* [DATA EXTRACT]:
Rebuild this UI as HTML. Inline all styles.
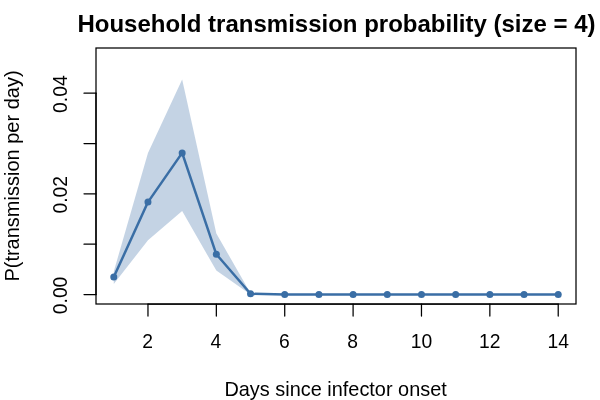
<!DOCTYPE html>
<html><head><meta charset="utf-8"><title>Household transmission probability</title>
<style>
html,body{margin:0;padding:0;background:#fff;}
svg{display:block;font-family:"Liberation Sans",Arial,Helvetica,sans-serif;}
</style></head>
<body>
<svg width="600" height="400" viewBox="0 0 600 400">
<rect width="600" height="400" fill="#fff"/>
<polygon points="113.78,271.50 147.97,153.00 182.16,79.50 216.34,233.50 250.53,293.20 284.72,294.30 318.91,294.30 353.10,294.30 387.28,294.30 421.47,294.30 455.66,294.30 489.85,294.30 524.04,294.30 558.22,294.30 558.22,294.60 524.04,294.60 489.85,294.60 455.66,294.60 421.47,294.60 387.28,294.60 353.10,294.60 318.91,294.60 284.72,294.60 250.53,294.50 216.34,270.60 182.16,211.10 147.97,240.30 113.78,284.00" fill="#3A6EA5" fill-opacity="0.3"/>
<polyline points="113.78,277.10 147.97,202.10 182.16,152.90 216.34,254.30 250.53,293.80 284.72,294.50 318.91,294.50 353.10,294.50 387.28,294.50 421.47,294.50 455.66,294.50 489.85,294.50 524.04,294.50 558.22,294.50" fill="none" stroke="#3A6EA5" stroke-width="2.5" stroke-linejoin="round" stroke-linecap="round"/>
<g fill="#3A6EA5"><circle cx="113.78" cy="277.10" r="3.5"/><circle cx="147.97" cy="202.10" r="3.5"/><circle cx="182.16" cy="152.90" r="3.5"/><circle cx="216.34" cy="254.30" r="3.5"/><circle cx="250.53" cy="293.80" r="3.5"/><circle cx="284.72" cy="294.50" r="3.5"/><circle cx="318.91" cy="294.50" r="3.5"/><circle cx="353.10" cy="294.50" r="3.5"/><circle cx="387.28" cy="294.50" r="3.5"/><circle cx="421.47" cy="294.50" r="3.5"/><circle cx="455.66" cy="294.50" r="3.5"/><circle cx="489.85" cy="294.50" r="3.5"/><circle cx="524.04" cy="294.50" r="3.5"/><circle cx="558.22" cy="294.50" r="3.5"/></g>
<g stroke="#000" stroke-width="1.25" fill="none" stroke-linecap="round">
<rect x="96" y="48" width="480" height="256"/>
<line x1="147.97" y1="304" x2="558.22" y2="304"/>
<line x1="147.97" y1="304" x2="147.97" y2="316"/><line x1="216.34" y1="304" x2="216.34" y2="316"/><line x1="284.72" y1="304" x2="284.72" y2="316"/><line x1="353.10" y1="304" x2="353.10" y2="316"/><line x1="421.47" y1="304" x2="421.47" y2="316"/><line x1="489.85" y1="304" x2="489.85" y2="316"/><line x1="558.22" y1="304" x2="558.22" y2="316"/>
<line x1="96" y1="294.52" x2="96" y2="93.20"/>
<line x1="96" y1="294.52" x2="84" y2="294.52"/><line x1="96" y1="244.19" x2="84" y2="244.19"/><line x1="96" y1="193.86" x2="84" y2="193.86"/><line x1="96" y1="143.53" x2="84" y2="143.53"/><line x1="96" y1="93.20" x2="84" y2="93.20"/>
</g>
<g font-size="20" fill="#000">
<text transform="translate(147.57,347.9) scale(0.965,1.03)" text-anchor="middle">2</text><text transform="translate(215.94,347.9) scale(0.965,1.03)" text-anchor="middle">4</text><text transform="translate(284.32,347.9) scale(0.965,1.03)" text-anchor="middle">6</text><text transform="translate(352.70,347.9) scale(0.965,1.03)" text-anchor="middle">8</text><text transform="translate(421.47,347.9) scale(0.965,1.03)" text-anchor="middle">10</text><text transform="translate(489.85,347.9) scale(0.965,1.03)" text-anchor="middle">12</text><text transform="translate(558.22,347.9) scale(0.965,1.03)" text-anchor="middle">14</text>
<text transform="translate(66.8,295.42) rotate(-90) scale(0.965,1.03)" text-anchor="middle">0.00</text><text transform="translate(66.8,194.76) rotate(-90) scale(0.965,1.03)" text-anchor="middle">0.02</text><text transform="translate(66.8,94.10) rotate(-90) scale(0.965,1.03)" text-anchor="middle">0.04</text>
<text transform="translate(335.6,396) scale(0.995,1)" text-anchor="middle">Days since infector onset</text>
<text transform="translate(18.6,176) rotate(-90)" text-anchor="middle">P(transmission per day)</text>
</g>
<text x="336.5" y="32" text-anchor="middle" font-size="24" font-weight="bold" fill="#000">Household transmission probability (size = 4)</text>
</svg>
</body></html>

--

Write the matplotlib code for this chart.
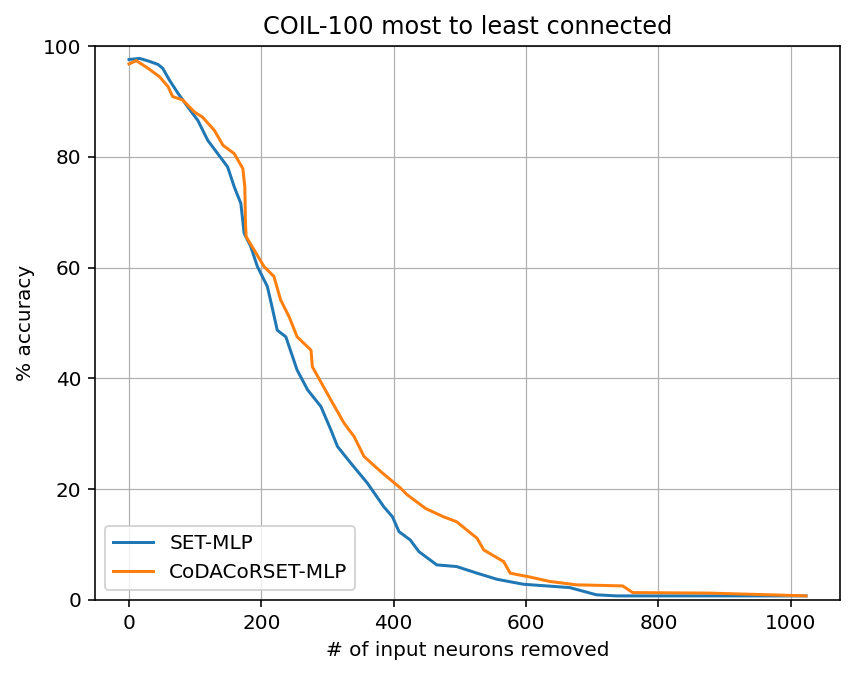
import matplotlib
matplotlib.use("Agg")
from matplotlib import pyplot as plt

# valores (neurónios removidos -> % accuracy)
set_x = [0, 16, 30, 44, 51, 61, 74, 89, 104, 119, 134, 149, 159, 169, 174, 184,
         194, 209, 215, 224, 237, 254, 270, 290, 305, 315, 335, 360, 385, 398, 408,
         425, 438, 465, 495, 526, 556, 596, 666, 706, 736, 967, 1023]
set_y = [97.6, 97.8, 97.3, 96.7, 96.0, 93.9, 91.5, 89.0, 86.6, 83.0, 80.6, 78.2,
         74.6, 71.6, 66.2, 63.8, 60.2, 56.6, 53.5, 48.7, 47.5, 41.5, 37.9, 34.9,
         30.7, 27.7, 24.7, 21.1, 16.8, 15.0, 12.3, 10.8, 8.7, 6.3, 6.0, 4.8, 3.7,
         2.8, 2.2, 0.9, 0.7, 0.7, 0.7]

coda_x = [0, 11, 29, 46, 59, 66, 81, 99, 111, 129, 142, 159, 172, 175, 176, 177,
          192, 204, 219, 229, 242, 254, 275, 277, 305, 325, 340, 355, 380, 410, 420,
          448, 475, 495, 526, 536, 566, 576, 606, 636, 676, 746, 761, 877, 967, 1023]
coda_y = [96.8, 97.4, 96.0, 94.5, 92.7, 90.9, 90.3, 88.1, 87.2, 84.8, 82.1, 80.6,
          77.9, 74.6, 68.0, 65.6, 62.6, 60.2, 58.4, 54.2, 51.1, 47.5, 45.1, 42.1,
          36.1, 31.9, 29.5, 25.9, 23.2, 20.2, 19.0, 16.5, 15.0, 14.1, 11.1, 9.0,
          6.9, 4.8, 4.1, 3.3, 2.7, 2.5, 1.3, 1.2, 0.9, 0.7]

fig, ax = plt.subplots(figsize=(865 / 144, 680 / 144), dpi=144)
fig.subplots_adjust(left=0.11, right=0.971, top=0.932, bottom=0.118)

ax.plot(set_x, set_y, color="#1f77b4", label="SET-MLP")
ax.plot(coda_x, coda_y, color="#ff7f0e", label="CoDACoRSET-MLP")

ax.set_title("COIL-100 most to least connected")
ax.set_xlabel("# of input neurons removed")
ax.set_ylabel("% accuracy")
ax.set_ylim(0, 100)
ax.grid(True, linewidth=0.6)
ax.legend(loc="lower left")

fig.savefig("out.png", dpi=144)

* [WRITTEN REQUEST]: Beginning with the line above that contains "Write the matplotlib code for this chart." and ending with the line that contains "from matplotlib import pyplot as plt", quote each line exactly, keeping out the pictures.

* [REPLY]:
Write the matplotlib code for this chart.
import matplotlib
matplotlib.use("Agg")
from matplotlib import pyplot as plt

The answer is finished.